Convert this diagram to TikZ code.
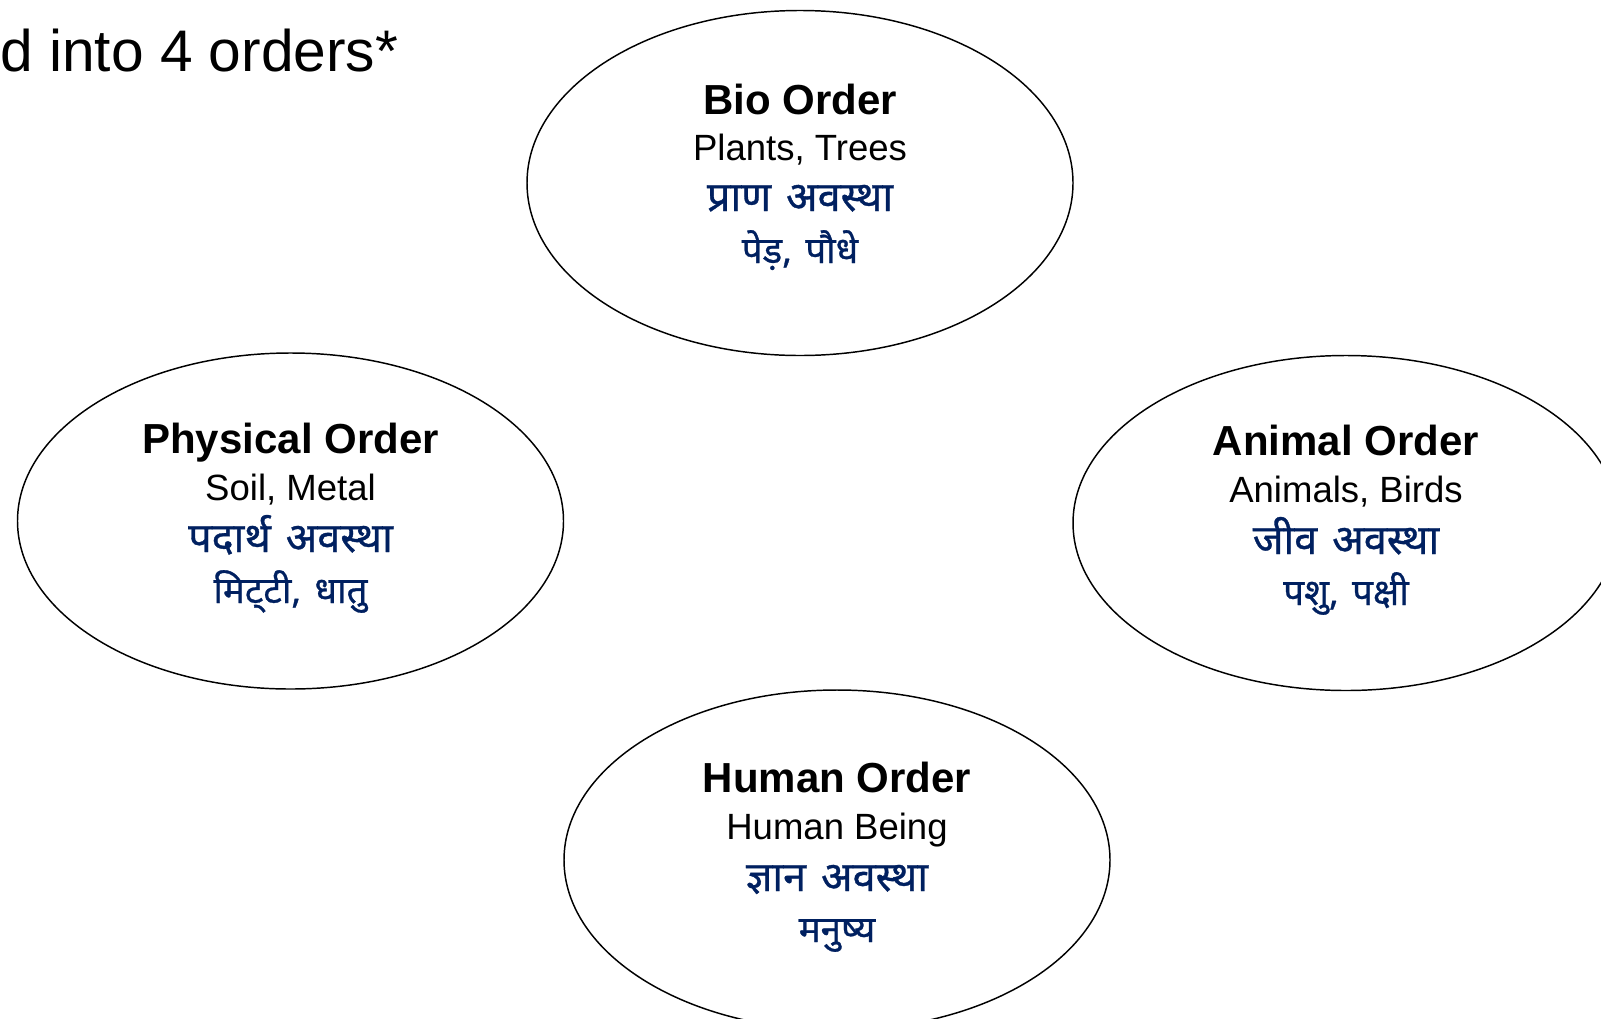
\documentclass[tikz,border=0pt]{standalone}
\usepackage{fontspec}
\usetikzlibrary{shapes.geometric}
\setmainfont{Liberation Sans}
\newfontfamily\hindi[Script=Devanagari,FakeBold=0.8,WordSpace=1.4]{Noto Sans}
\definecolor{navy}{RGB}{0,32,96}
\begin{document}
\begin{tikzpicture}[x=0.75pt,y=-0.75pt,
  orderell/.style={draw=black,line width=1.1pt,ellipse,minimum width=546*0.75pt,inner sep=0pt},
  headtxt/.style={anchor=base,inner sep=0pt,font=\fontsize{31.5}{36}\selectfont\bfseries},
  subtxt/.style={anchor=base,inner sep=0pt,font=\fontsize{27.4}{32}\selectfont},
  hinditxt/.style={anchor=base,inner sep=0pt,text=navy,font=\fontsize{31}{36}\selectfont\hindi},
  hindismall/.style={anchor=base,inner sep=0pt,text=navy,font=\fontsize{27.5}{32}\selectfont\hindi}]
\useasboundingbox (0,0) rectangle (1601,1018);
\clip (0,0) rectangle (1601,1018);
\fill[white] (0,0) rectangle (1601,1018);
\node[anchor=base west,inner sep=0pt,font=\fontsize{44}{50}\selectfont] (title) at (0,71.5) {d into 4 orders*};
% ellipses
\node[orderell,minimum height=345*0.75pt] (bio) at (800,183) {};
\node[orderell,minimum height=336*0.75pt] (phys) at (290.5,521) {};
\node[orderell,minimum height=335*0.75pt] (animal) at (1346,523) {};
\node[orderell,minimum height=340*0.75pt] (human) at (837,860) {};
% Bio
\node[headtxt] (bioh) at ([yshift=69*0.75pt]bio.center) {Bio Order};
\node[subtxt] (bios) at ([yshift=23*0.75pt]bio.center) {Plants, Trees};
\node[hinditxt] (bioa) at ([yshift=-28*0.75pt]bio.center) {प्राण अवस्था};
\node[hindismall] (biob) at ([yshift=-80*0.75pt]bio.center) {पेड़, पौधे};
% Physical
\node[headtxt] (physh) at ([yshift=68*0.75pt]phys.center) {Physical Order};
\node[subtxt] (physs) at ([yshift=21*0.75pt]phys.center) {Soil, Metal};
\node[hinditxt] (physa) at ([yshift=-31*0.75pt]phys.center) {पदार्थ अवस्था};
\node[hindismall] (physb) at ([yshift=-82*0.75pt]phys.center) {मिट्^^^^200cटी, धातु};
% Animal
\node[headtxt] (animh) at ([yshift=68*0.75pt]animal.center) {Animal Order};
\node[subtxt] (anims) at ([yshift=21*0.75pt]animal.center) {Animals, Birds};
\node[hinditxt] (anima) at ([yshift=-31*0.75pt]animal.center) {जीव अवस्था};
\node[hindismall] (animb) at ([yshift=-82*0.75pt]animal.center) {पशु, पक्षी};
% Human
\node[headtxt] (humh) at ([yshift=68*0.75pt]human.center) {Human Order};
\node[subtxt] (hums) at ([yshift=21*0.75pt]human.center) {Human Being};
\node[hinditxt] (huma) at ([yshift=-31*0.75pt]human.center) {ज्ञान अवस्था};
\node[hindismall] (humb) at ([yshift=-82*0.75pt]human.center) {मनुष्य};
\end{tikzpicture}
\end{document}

=== Short task ===
Copy out all of the data word for word. Do not carry over any picture.

=== Answer below ===
Convert this diagram to TikZ code.
\documentclass[tikz,border=0pt]{standalone}
\usepackage{fontspec}
\usetikzlibrary{shapes.geometric}
\setmainfont{Liberation Sans}
\newfontfamily\hindi[Script=Devanagari,FakeBold=0.8,WordSpace=1.4]{Noto Sans}
\definecolor{navy}{RGB}{0,32,96}
\begin{document}
\begin{tikzpicture}[x=0.75pt,y=-0.75pt,
  orderell/.style={draw=black,line width=1.1pt,ellipse,minimum width=546*0.75pt,inner sep=0pt},
  headtxt/.style={anchor=base,inner sep=0pt,font=\fontsize{31.5}{36}\selectfont\bfseries},
  subtxt/.style={anchor=base,inner sep=0pt,font=\fontsize{27.4}{32}\selectfont},
  hinditxt/.style={anchor=base,inner sep=0pt,text=navy,font=\fontsize{31}{36}\selectfont\hindi},
  hindismall/.style={anchor=base,inner sep=0pt,text=navy,font=\fontsize{27.5}{32}\selectfont\hindi}]
\useasboundingbox (0,0) rectangle (1601,1018);
\clip (0,0) rectangle (1601,1018);
\fill[white] (0,0) rectangle (1601,1018);
\node[anchor=base west,inner sep=0pt,font=\fontsize{44}{50}\selectfont] (title) at (0,71.5) {d into 4 orders*};
% ellipses
\node[orderell,minimum height=345*0.75pt] (bio) at (800,183) {};
\node[orderell,minimum height=336*0.75pt] (phys) at (290.5,521) {};
\node[orderell,minimum height=335*0.75pt] (animal) at (1346,523) {};
\node[orderell,minimum height=340*0.75pt] (human) at (837,860) {};
% Bio
\node[headtxt] (bioh) at ([yshift=69*0.75pt]bio.center) {Bio Order};
\node[subtxt] (bios) at ([yshift=23*0.75pt]bio.center) {Plants, Trees};
\node[hinditxt] (bioa) at ([yshift=-28*0.75pt]bio.center) {प्राण अवस्था};
\node[hindismall] (biob) at ([yshift=-80*0.75pt]bio.center) {पेड़, पौधे};
% Physical
\node[headtxt] (physh) at ([yshift=68*0.75pt]phys.center) {Physical Order};
\node[subtxt] (physs) at ([yshift=21*0.75pt]phys.center) {Soil, Metal};
\node[hinditxt] (physa) at ([yshift=-31*0.75pt]phys.center) {पदार्थ अवस्था};
\node[hindismall] (physb) at ([yshift=-82*0.75pt]phys.center) {मिट्^^^^200cटी, धातु};
% Animal
\node[headtxt] (animh) at ([yshift=68*0.75pt]animal.center) {Animal Order};
\node[subtxt] (anims) at ([yshift=21*0.75pt]animal.center) {Animals, Birds};
\node[hinditxt] (anima) at ([yshift=-31*0.75pt]animal.center) {जीव अवस्था};
\node[hindismall] (animb) at ([yshift=-82*0.75pt]animal.center) {पशु, पक्षी};
% Human
\node[headtxt] (humh) at ([yshift=68*0.75pt]human.center) {Human Order};
\node[subtxt] (hums) at ([yshift=21*0.75pt]human.center) {Human Being};
\node[hinditxt] (huma) at ([yshift=-31*0.75pt]human.center) {ज्ञान अवस्था};
\node[hindismall] (humb) at ([yshift=-82*0.75pt]human.center) {मनुष्य};
\end{tikzpicture}
\end{document}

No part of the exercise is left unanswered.